Learn how to invoice clients for expenses and reimbursements clearly, professionally, and without disputes. This guide covers billing methods, receipts, approvals, taxes, and best practices, with practical examples and tips to help freelancers and businesses get reimbursed faster while maintaining strong client relationships.

Invoicing Expenses and Reimbursements: The Clean, Client-Friendly Way

Invoicing clients for expenses and reimbursements sounds simple—until you actually do it. One project includes travel, another includes software subscriptions, a third includes shipping, and suddenly you’re juggling receipts, approvals, tax rules, and client expectations. If you handle expenses poorly, you can trigger disputes, delayed payments, awkward emails, or even damage a long-term relationship. If you handle them well, you look organized, trustworthy, and easy to work with—while keeping your cash flow healthy.

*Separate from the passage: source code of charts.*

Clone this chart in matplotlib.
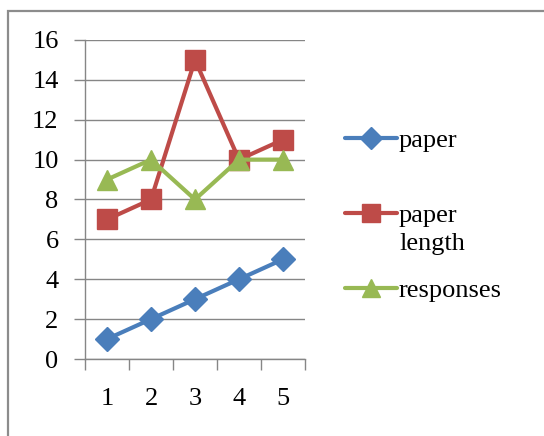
import matplotlib
matplotlib.use("Agg")
import matplotlib.pyplot as plt
from matplotlib.lines import Line2D
from matplotlib.patches import Rectangle

categories = [1, 2, 3, 4, 5]
paper = [1, 2, 3, 4, 5]
paper_length = [7, 8, 15, 10, 11]
responses = [9, 10, 8, 10, 10]
series_names = ["paper", "paper\nlength", "responses"]
y_ticks = [0, 2, 4, 6, 8, 10, 12, 14, 16]

colors = ["#4A7EBB", "#BE4B48", "#98B954"]
markers = ["D", "s", "^"]
msizes = [12, 14, 14]
grid_color = "#868686"
font = "Liberation Serif"
fs = 19

W, H = 544, 436
fig = plt.figure(figsize=(W / 100, H / 100), dpi=100)
fig.patch.set_facecolor("white")

# chart-area frame
fig.add_artist(Rectangle((8 / W, -0.1), 1.2, (H - 11) / H + 0.1,
                         transform=fig.transFigure, fill=False,
                         edgecolor="#8c8c8c", linewidth=1.6))

ax = fig.add_axes([85 / W, 1 - 359 / H, 220 / W, 319 / H])
ax.set_xlim(0.5, 5.5)
ax.set_ylim(0, 16)

for vals, c, m, ms in zip([paper, paper_length, responses], colors, markers, msizes):
    ax.plot(categories, vals, color=c, linewidth=3, marker=m, markersize=ms,
            markeredgecolor=c, markerfacecolor=c, solid_capstyle="round",
            clip_on=False, zorder=3)

for s in ["top", "right"]:
    ax.spines[s].set_visible(False)
for s in ["left", "bottom"]:
    ax.spines[s].set_color(grid_color)
    ax.spines[s].set_linewidth(1)

ax.set_yticks(y_ticks)
ax.set_yticklabels([str(v) for v in y_ticks], fontfamily=font, fontsize=fs)
ax.yaxis.grid(True, color=grid_color, linewidth=1)
ax.set_axisbelow(True)
ax.tick_params(axis="y", length=8, width=1, color=grid_color, pad=11)

ax.set_xticks([c - 0.5 for c in categories] + [categories[-1] + 0.5])
ax.set_xticklabels([])
ax.set_xticks(categories, minor=True)
ax.set_xticklabels([str(c) for c in categories], minor=True,
                   fontfamily=font, fontsize=fs)
ax.tick_params(axis="x", which="major", length=8, width=1, color=grid_color)
ax.tick_params(axis="x", which="minor", length=0, pad=21)

# legend
leg_y = [138, 213, 288]
for name, c, m, ms, y in zip(series_names, colors, markers, msizes, leg_y):
    yf = 1 - y / H
    fig.add_artist(Line2D([345 / W, 397 / W], [yf, yf], transform=fig.transFigure,
                          color=c, linewidth=3, solid_capstyle="round"))
    fig.add_artist(Line2D([371 / W], [yf], transform=fig.transFigure,
                          marker=m, markersize=ms - 1, color=c, linestyle="none"))
    fig.text(399 / W, yf + 8 / H, name, fontfamily=font, fontsize=fs,
             va="top", ha="left", linespacing=1.35)

fig.savefig("out.png", dpi=100, facecolor="white")
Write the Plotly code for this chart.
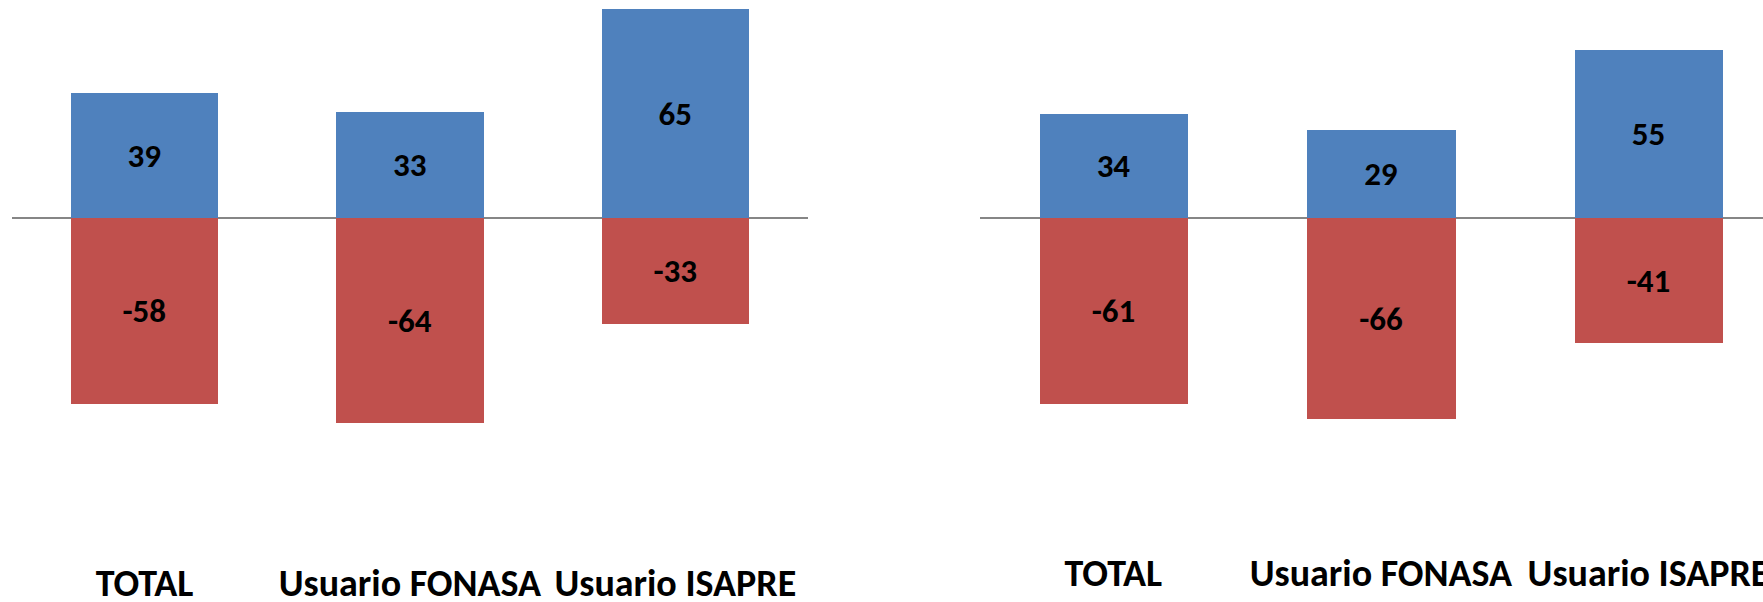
import plotly.graph_objects as go

categories = ["TOTAL", "Usuario FONASA", "Usuario ISAPRE"]

left_pos = [39, 33, 65]
left_neg = [-58, -64, -33]

right_pos = [34, 29, 55]
right_neg = [-61, -66, -41]

BLUE = "#4F81BD"
RED = "#C0504D"
FONT = "Carlito, Calibri, Lato, Liberation Sans, sans-serif"

W, H = 1763, 602

fig = go.Figure()

def add_pair(pos, neg, xa, ya):
    for vals, col in ((pos, BLUE), (neg, RED)):
        fig.add_trace(go.Bar(
            x=categories, y=vals, xaxis=xa, yaxis=ya,
            marker=dict(color=col, line=dict(width=0)),
            width=0.555,
            text=[str(v) for v in vals],
            textposition="inside", insidetextanchor="middle",
            textangle=0,
            textfont=dict(family=FONT, size=33, color="black", weight="bold"),
            showlegend=False, hoverinfo="x+y",
        ))

add_pair(left_pos, left_neg, "x", "y")
add_pair(right_pos, right_neg, "x2", "y2")

# pixel geometry
zero_px = 218
left_scale = 3.21
right_scale = 3.05
left_bottom_px = 540
right_bottom_px = 527

left_x0, left_x1 = 11.8, 808.0
right_x0 = 979.5
right_spacing = 267.6

axis_common = dict(showgrid=False, showline=False, ticks="", zeroline=False,
                   automargin=False,
                   tickfont=dict(family=FONT, size=38, color="black", weight="bold"))

ycommon = dict(showticklabels=False, showgrid=False, showline=False, automargin=False,
               zeroline=True, zerolinecolor="#868686", zerolinewidth=2)

fig.update_layout(
    width=W, height=H,
    margin=dict(l=0, r=0, t=0, b=0),
    paper_bgcolor="white", plot_bgcolor="white",
    barmode="relative", bargap=0,
    xaxis=dict(domain=[left_x0 / W, left_x1 / W], range=[-0.5, 2.5],
               anchor="y", ticklabelstandoff=17, **axis_common),
    yaxis=dict(domain=[1 - left_bottom_px / H, 1],
               range=[-(left_bottom_px - zero_px) / left_scale, zero_px / left_scale],
               **ycommon),
    xaxis2=dict(domain=[right_x0 / W, 1],
                range=[-0.5, (W - right_x0) / right_spacing - 0.5],
                anchor="y2", ticklabelstandoff=20, **axis_common),
    yaxis2=dict(domain=[1 - right_bottom_px / H, 1],
                range=[-(right_bottom_px - zero_px) / right_scale, zero_px / right_scale],
                anchor="x2", **ycommon),
)

fig.write_html("out.html")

This guide walks through how to invoice clients for expenses and reimbursements in a way that’s clear, compliant, and easy for clients to approve. You’ll learn when to bill expenses, what to include, how to present receipts, how to avoid common mistakes, and how to choose the best approach for different situations. And if you want the simplest all-in-one workflow, you can manage the whole process in invoice24—your free invoice app built to make expense invoicing fast, professional, and painless.

What Counts as an Expense vs. a Reimbursement?

Before you invoice anything, it helps to separate the two ideas. In everyday conversation, “expenses” and “reimbursements” are often used interchangeably. In invoicing terms, they’re related, but not identical.

Project expenses are costs you incur in order to deliver work for a client. Examples include travel, mileage, parking, printing, shipping, software licenses purchased specifically for the project, subcontractor costs, stock assets, or paid research. They’re business costs connected to the job.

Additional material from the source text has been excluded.